Gli 80 anni di Chicco Prato: “Quel tavolo biancorosso dove il tempo si è fermato”
Per l'ex colonna del Varese, un pranzo per festeggiare un compleanno speciale diventa un viaggio tra ricordi, amici ritrovati e un calcio che continua a vivere nei racconti
Le risate arrivano prima ancora del dolce. Qualcuno racconta di una trasferta impossibile, qualcun altro mima un gol come fosse ieri. Al centro del tavolo, tra un bicchiere di vino e un buon risotto c’è Chicco Prato, che spegne candeline griffate ottanta e sorride come allora, quando difendeva i colori del Varese con la maglia infangata e un cuore gonfio d’orgoglio.

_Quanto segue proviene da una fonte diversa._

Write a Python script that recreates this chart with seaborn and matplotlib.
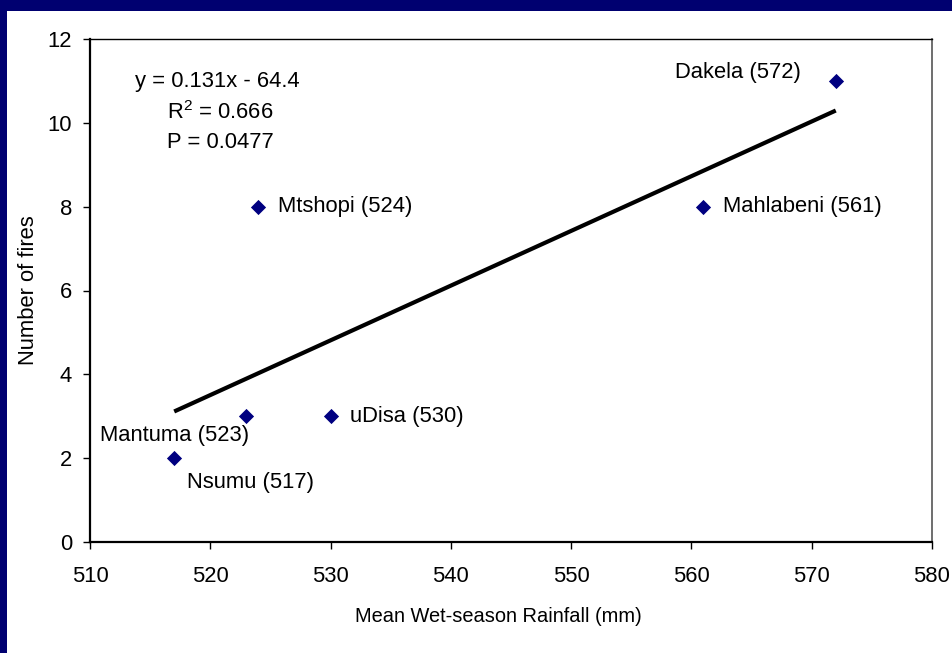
import matplotlib
matplotlib.use("Agg")
import matplotlib.pyplot as plt
import seaborn as sns
import pandas as pd
import numpy as np

# ---- data ----
sites = ["Dakela", "Mahlabeni", "Mtshopi", "uDisa", "Mantuma", "Nsumu"]
rainfall = [572, 561, 524, 530, 523, 517]
fires = [11, 8, 8, 3, 3, 2]
x_ticks = [510, 520, 530, 540, 550, 560, 570, 580]
y_ticks = [0, 2, 4, 6, 8, 10, 12]
equation_lines = ["y = 0.131x - 64.4", "R$^2$ = 0.666", "P = 0.0477"]

df = pd.DataFrame({"site": sites, "rain": rainfall, "fires": fires})

sns.set_theme(style="white")
plt.rcParams["font.family"] = ["Liberation Sans", "DejaVu Sans"]
plt.rcParams["mathtext.fontset"] = "custom"
plt.rcParams["mathtext.rm"] = "Liberation Sans"
plt.rcParams["text.color"] = "black"
plt.rcParams["axes.labelcolor"] = "black"
plt.rcParams["xtick.color"] = "black"
plt.rcParams["ytick.color"] = "black"

FS = 15.8

fig = plt.figure(figsize=(9.53, 6.53), dpi=100)
fig.patch.set_facecolor("#000070")

# white slide panel
bg = fig.add_axes([7 / 953, 0, 1 - 7 / 953, 1 - 11 / 653])
bg.set_facecolor("white")
bg.set_xticks([])
bg.set_yticks([])
for sp in bg.spines.values():
    sp.set_visible(False)
bg.set_zorder(0)

ax = fig.add_axes([90 / 953, 1 - 542 / 653, (932 - 90) / 953, (542 - 39) / 653])
ax.set_zorder(1)
ax.set_facecolor("white")

sns.regplot(data=df, x="rain", y="fires", ci=None, scatter=False, ax=ax,
            line_kws=dict(color="black", lw=3, solid_capstyle="butt"))
sns.scatterplot(data=df, x="rain", y="fires", marker="D", s=60, color="#000080",
                edgecolor="#000080", linewidth=0, ax=ax, zorder=5)

offsets = {
    "Dakela": (-35, 8, "right"),
    "Mahlabeni": (20, 0, "left"),
    "Mtshopi": (20, 0, "left"),
    "uDisa": (19, 0, "left"),
    "Mantuma": (3, -19, "right"),
    "Nsumu": (13, -24, "left"),
}
for s, xv, yv in zip(sites, rainfall, fires):
    dx, dy, ha = offsets[s]
    ax.annotate(f"{s} ({xv})", (xv, yv), xytext=(dx, dy), textcoords="offset pixels",
                ha=ha, va="center", fontsize=FS, color="black")

ax.text(135 / 953, 1 - 82 / 653, equation_lines[0], transform=fig.transFigure,
        fontsize=FS, va="center", ha="left")
ax.text(167 / 953, 1 - 113 / 653, equation_lines[1], transform=fig.transFigure,
        fontsize=FS, va="center", ha="left")
ax.text(167 / 953, 1 - 143 / 653, equation_lines[2], transform=fig.transFigure,
        fontsize=FS, va="center", ha="left")

ax.set_xlim(510, 580)
ax.set_ylim(0, 12)
ax.set_xticks(x_ticks)
ax.set_yticks(y_ticks)
ax.tick_params(axis="both", labelsize=FS, direction="out", length=5, width=1,
               colors="black", bottom=True, left=True)
ax.tick_params(axis="x", pad=12)
ax.tick_params(axis="y", pad=8)
ax.set_xlabel("Mean Wet-season Rainfall (mm)", fontsize=14.4)
ax.xaxis.set_label_coords((498 - 90) / 842, -(616 - 542) / 503)
ax.xaxis.label.set_va("center")
ax.set_ylabel("Number of fires", fontsize=FS, labelpad=6)

for side in ["left", "bottom"]:
    ax.spines[side].set_color("black")
    ax.spines[side].set_linewidth(1.6)
ax.spines["top"].set_color("black")
ax.spines["top"].set_linewidth(1.0)
ax.spines["right"].set_color("#555555")
ax.spines["right"].set_linewidth(1.2)
for sp in ax.spines.values():
    sp.set_visible(True)

fig.savefig("out.png", dpi=100, facecolor=fig.get_facecolor())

Ad aumentare l’emozione, gli ex compagni Vito Delorentiis ed Ernesto Ramella, ospiti a sorpresa insieme a Mario Grotto, dirigente di quegli anni gloriosi. Un incontro voluto, ma tenuto segreto fino all’ultimo. «Quando li ho visti mi è mancato il respiro», confessa Prato, con gli occhi che dicono più delle parole.

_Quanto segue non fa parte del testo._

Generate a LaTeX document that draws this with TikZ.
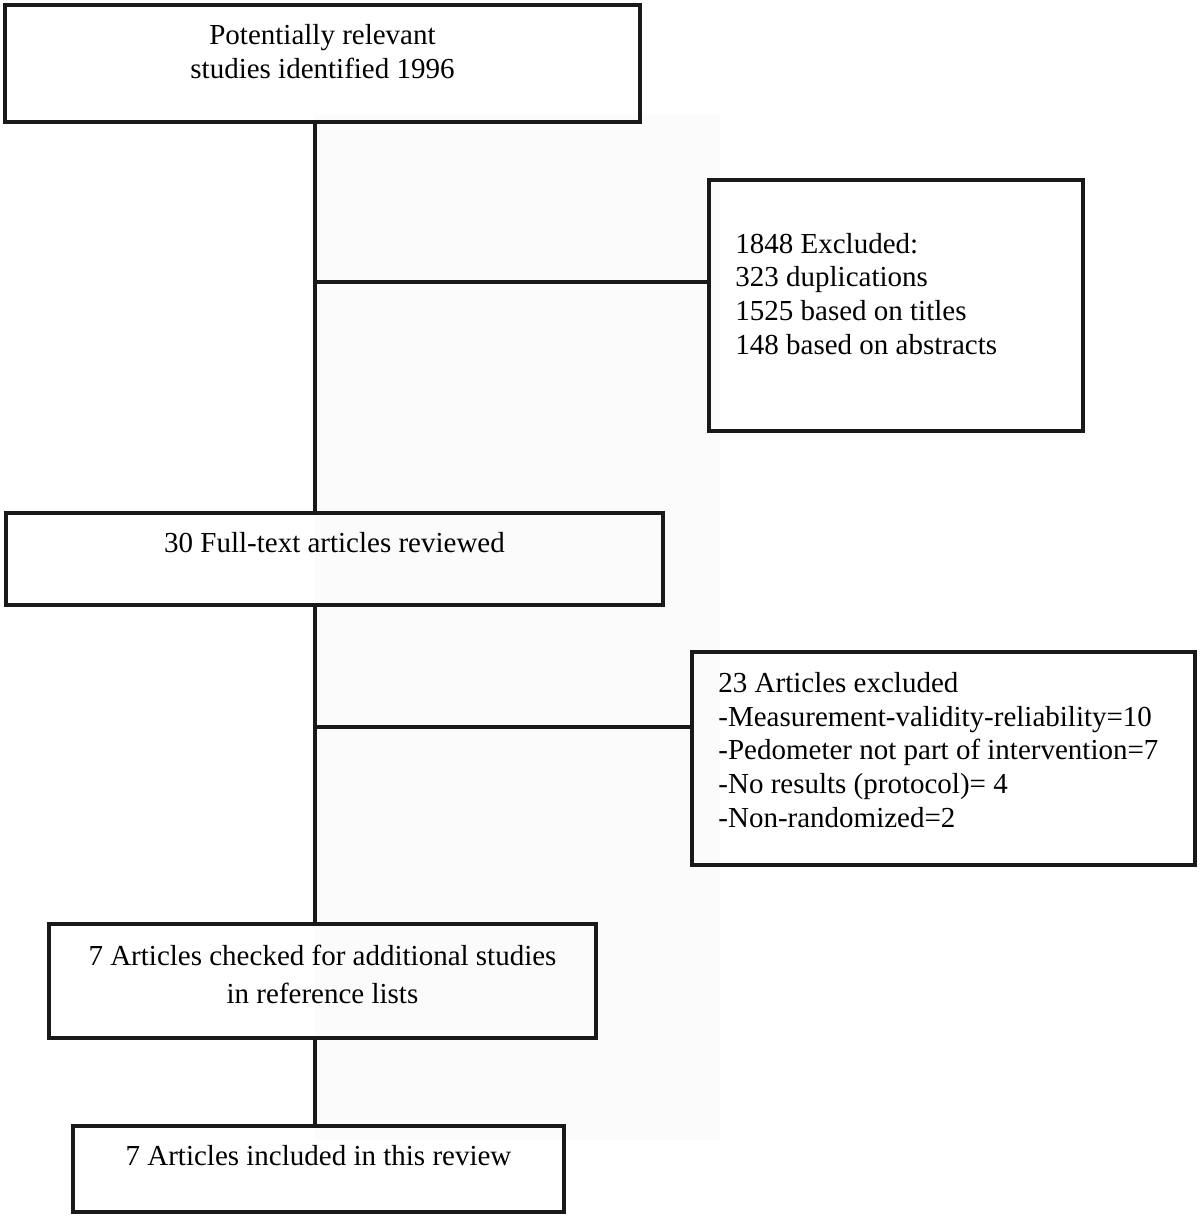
\documentclass[tikz,border=0pt]{standalone}
\usepackage{fontspec}
\setmainfont{Liberation Serif}

\tikzset{
  box/.style={draw=black!90, line width=2.2pt, inner sep=0pt},
  boxtext/.style={inner sep=0pt, anchor=base, font=\fontsize{14.5}{16.8}\selectfont},
  link/.style={draw=black!90, line width=2.2pt},
}

\begin{document}
\begin{tikzpicture}[x=0.5pt,y=-0.5pt]
\useasboundingbox (0,0) rectangle (1200,1217);

% faint backdrop behind the main line
\fill[black!1.5] (315,115) rectangle (720,1140);

% boxes
\node[box, minimum width=317.5pt, minimum height=58.5pt] (ident) at (322.5,63.5) {};
\node[box, minimum width=187pt, minimum height=125.5pt] (excla) at (896,305.5) {};
\node[box, minimum width=328.5pt, minimum height=46pt] (fulltext) at (334.5,559) {};
\node[box, minimum width=251.5pt, minimum height=106.5pt] (exclb) at (943.5,758.5) {};
\node[box, minimum width=273.5pt, minimum height=57pt] (checked) at (322.5,981) {};
\node[box, minimum width=245.5pt, minimum height=43pt] (included) at (318.5,1169) {};

% texts (base = last line)
\node[boxtext, align=center] (identtxt) at (322.5,78) {Potentially relevant\\studies identified 1996};
\node[boxtext, anchor=base west, align=left] (exclatxt) at (735,354)
  {1848 Excluded:\\323 duplications\\1525 based on titles\\148 based on abstracts};
\node[boxtext] (fulltexttxt) at (334.5,552) {30 Full-text articles reviewed};
\node[boxtext, anchor=base west, align=left] (exclbtxt) at (718,827)
  {23 Articles excluded\\-Measurement-validity-reliability=10\\-Pedometer not part of intervention=7\\-No results (protocol)= 4\\-Non-randomized=2};
\node[boxtext, align=center] (checkedtxt) at (322.5,1003) {7 Articles checked for additional studies\\[2pt]in reference lists};
\node[boxtext] (includedtxt) at (318.5,1165) {7 Articles included in this review};

% junctions
\node[coordinate] (ja) at (315,282) {};
\node[coordinate] (jb) at (315,727) {};

% lines
\draw[link] (ja |- ident.south) -- (ja |- fulltext.north);
\draw[link] (ja) -- (ja -| excla.west);
\draw[link] (jb |- fulltext.south) -- (jb |- checked.north);
\draw[link] (jb) -- (jb -| exclb.west);
\draw[link] (jb |- checked.south) -- (jb |- included.north);
\end{tikzpicture}
\end{document}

«Chicco arrivò al Varese per merito mio – l’esordio di Grotto – era il miglior giocatore di quel Monza. Feci mia al volo la soffiata del suo desiderio di riavvicinarsi a casa. La fama di quel Varese e il nostro ambiente rese tutto più semplice, anche l’approccio con papà Lelo, uomo tutto d’un pezzo tipico di quei tempi: severo ma con un cuore d’oro».
A tavola tutto è tornato com’era in quei primi anni ‘70: gli scherzi nello spogliatoio, la voce di Borghi che rimbombava negli uffici del club, le domeniche in cui Varese respirava calcio e passione. «Giovanni Borghi era il faro. Visionario, vulcanico, innamorato della sua squadra e della città. Ci faceva sentire parte di qualcosa di grande – ricorda Prato che descrive nei minimi particolari il suo primo incontro con il Cumenda – Sapeva che volevo dare una mano al mio papà riavvicinandomi a casa dopo tanti anni trascorsi nel settore giovanile del Milan e poi a Monza. Per firmare il contratto bastarono pochi minuti».
E tra un brindisi e un ricordo, il tempo si è fermato insieme ai presenti e a chi come Luciano Castellini e Lele Andena, compagni di Prato rispettivamente al Monza e al Varese, lo hanno chiamato al telefono.
«L’Erne (Ramella ndr) aveva dinamismo, posizione e un grande stacco di testa. Il Delo (Delorentiis) era un grande giocatore dotato di gran tecnica penalizzato dal grave infortunio all’inizio del suo anno a Lugano. Lele grandissimo difensore di serie A. Luciano dopo uno 0-4 se ne andò deciso a lasciare il calcio. Lo feci sbollire qualche giorno e poi andai a casa sua e lo convinsi a ricominciare gli allenamenti. In poche settimane si riprese la maglia numero 1 per poi decollare per la sua grande carriera».
Un pranzo che non è stato solo una festa di compleanno, ma un abbraccio lungo una vita. Perché certi legami non finiscono con una carriera: restano dentro. Come la sciarpa biancorossa e il cuscinetto con scritto FC Varese restano indelebili nel cuore.